» Instructions to follow
Whenever a line below holds the word "this", copy that line.

» Listing
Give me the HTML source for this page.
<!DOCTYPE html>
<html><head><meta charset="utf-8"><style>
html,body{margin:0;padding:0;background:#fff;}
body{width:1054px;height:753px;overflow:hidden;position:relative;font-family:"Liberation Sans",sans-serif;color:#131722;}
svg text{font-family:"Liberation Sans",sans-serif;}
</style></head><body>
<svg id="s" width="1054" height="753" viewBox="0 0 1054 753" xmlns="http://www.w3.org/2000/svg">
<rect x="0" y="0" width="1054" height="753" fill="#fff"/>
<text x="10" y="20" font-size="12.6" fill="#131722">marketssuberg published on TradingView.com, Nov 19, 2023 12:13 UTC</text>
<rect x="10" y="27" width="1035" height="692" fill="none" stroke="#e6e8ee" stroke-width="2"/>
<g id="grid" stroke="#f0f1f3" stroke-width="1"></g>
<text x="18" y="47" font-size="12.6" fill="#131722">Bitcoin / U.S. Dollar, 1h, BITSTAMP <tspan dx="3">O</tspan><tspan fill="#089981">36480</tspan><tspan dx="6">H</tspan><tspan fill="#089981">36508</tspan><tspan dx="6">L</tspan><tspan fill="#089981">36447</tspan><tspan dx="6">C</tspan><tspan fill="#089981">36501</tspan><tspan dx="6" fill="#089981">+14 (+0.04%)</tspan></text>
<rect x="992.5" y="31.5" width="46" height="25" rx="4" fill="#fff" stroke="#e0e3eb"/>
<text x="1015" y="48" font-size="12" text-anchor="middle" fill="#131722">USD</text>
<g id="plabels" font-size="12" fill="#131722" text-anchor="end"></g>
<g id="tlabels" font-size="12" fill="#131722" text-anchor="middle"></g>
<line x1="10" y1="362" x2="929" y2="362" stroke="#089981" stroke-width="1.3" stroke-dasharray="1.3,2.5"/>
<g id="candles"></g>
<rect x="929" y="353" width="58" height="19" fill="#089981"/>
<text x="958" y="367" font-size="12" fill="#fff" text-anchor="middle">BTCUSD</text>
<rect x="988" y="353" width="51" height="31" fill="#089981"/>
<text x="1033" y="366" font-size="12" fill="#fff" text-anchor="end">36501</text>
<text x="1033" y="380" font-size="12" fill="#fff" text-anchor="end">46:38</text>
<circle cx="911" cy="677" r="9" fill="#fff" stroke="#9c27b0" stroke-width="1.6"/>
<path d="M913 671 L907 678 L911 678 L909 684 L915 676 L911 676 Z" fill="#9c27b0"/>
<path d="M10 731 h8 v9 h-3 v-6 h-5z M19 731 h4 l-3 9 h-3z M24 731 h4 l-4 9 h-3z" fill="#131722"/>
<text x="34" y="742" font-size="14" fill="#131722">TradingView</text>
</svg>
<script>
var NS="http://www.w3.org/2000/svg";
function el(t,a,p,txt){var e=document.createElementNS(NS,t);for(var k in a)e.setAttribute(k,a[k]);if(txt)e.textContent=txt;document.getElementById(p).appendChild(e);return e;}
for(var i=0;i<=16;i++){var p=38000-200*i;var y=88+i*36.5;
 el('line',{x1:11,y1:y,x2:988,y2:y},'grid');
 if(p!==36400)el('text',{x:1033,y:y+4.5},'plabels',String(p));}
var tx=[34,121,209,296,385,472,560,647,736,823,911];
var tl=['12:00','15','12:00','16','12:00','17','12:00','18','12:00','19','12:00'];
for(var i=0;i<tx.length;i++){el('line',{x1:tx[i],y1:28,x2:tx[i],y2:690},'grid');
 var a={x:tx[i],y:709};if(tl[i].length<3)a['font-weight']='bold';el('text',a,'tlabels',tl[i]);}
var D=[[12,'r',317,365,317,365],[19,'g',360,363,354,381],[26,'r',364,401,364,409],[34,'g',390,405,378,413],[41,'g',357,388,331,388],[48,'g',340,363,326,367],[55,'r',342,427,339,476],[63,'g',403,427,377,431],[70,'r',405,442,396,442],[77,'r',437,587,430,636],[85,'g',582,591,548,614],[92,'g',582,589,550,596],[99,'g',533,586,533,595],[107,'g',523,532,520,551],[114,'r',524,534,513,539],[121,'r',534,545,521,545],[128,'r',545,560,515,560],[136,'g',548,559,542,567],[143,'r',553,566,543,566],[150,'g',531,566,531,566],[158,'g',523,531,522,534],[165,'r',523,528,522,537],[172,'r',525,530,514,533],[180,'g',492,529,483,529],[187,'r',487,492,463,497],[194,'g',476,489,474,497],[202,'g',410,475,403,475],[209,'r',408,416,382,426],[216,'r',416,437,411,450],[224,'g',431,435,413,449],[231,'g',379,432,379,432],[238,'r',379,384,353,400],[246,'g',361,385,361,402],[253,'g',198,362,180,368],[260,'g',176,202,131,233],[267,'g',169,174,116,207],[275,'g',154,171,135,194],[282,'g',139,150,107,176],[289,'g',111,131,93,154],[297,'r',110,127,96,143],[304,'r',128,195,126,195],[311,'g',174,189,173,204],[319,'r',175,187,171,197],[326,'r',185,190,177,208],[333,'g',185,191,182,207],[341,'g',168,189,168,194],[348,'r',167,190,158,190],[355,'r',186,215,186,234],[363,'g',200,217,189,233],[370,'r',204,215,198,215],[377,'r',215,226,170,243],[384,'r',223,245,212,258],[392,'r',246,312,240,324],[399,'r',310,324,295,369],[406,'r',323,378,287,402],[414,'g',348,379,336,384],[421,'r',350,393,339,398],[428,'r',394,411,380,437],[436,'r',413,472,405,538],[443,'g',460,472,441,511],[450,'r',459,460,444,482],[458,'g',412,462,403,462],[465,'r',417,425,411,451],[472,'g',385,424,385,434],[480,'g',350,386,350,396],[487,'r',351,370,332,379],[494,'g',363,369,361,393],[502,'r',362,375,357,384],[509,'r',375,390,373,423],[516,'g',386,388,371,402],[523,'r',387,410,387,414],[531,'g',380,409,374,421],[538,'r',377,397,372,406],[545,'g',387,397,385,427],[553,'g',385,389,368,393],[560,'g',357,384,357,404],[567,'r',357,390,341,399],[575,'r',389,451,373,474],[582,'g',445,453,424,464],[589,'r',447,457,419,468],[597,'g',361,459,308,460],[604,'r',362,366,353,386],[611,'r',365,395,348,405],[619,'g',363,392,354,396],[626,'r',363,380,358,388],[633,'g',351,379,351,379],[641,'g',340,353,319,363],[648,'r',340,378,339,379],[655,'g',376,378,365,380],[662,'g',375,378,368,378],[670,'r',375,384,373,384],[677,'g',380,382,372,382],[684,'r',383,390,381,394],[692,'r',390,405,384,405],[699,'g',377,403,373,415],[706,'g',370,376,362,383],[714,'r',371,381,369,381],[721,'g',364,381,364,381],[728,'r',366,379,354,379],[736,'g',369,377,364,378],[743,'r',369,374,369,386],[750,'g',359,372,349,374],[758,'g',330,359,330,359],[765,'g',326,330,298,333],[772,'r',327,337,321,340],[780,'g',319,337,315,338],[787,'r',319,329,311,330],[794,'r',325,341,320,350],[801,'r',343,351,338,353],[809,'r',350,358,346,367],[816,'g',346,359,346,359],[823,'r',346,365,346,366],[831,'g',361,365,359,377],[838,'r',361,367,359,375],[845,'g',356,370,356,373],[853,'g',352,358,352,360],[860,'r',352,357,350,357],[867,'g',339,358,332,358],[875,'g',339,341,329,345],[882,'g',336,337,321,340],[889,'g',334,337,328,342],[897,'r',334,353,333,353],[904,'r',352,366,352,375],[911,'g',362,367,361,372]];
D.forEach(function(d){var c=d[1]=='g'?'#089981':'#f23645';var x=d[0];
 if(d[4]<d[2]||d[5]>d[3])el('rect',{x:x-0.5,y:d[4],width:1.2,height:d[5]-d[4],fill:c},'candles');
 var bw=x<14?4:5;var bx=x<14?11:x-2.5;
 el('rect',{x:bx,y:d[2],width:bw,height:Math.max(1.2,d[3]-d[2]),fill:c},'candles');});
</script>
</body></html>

* * *

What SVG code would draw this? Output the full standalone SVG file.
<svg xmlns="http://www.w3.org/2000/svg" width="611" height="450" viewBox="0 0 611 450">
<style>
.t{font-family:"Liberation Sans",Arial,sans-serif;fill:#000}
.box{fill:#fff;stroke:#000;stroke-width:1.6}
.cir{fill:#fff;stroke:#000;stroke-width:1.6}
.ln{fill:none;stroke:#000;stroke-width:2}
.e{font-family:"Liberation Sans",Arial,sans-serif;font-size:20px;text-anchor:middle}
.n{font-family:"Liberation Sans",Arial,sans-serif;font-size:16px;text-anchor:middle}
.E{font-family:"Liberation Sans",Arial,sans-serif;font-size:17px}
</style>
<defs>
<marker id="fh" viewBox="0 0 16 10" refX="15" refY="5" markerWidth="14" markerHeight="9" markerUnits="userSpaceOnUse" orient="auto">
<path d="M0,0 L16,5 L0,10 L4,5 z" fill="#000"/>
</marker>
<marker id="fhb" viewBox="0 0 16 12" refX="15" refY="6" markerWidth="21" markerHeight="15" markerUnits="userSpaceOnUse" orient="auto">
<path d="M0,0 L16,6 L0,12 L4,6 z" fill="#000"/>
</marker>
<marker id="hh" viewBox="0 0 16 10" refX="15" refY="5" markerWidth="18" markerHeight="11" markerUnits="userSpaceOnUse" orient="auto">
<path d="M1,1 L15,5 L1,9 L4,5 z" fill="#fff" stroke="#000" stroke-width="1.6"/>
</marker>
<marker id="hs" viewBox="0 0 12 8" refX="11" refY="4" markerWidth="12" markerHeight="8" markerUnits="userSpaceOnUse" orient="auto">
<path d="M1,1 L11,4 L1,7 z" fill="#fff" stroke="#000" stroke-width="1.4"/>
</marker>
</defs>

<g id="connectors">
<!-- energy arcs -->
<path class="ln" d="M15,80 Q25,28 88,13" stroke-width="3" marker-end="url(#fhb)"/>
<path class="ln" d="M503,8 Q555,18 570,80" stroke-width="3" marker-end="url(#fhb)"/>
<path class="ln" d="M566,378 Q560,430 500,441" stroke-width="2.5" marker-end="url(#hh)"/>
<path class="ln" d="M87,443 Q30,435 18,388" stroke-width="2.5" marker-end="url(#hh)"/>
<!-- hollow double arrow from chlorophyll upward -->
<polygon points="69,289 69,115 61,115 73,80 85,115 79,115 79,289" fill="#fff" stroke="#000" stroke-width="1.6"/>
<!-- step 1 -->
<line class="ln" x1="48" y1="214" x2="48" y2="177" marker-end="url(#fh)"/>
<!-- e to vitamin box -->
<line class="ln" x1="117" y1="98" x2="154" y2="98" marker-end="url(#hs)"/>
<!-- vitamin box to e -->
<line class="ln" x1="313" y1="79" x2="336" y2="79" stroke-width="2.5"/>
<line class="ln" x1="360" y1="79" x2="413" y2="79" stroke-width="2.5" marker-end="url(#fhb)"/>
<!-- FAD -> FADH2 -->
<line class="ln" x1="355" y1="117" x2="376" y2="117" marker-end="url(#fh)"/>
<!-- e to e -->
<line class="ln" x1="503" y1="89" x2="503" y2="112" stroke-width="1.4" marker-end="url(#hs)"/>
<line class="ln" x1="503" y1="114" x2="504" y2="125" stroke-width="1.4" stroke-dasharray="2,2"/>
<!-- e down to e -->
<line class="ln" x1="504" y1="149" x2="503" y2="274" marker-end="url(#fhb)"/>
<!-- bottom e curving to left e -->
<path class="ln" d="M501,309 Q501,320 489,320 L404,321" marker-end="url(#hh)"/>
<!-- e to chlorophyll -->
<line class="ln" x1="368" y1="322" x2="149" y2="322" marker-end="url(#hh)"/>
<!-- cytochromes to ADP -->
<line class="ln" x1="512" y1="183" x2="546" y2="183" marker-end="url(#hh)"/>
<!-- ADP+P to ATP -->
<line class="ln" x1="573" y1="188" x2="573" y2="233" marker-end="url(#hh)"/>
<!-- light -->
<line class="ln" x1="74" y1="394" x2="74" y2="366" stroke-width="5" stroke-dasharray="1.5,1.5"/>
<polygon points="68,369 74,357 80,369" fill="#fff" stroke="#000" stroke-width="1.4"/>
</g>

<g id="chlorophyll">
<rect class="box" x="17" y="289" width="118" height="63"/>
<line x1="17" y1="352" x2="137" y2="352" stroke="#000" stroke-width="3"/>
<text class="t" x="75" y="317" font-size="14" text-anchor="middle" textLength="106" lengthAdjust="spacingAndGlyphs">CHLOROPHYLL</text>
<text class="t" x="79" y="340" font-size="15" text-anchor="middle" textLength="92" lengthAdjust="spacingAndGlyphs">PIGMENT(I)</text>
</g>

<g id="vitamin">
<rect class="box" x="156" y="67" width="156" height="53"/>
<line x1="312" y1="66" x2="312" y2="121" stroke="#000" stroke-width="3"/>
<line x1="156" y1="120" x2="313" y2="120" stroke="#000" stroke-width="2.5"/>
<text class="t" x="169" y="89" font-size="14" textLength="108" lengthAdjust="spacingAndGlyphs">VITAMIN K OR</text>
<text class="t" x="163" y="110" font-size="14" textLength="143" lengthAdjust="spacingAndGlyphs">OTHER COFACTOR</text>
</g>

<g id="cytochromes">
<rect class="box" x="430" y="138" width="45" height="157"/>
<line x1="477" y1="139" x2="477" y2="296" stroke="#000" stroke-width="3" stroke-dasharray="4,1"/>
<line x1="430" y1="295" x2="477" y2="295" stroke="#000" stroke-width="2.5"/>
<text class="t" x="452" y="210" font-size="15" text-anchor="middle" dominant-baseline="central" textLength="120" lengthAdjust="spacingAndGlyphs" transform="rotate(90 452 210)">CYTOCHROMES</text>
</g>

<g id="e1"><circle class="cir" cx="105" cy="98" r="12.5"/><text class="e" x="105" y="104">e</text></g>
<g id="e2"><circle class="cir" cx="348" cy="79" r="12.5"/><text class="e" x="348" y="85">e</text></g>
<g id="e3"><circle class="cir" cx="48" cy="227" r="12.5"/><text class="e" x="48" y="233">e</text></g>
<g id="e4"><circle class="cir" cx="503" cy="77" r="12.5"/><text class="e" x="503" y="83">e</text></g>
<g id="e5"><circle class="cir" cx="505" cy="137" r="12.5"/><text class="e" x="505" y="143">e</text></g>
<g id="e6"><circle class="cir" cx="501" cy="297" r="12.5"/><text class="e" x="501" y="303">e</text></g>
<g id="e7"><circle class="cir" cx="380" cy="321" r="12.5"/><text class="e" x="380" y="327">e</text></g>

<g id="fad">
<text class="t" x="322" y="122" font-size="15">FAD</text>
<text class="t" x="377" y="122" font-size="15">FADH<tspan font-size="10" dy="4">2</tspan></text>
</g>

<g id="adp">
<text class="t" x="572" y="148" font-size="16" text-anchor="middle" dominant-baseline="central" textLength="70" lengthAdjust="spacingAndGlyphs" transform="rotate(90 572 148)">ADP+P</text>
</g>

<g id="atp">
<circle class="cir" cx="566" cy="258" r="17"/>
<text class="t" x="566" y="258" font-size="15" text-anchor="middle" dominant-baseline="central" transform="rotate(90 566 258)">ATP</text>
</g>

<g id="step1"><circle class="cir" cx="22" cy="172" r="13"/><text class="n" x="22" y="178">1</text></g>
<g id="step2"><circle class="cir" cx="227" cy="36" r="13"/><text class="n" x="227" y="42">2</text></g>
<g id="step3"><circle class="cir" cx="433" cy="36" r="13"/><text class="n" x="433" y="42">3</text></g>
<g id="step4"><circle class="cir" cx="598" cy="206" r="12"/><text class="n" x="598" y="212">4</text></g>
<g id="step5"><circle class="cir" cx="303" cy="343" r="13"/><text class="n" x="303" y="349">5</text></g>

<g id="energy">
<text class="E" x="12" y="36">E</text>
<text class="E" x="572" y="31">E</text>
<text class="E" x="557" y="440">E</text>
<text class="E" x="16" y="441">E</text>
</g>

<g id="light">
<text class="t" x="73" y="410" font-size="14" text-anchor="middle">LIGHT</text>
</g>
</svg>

» Full answer
Give me the HTML source for this page.
What SVG code would draw this? Output the full standalone SVG file.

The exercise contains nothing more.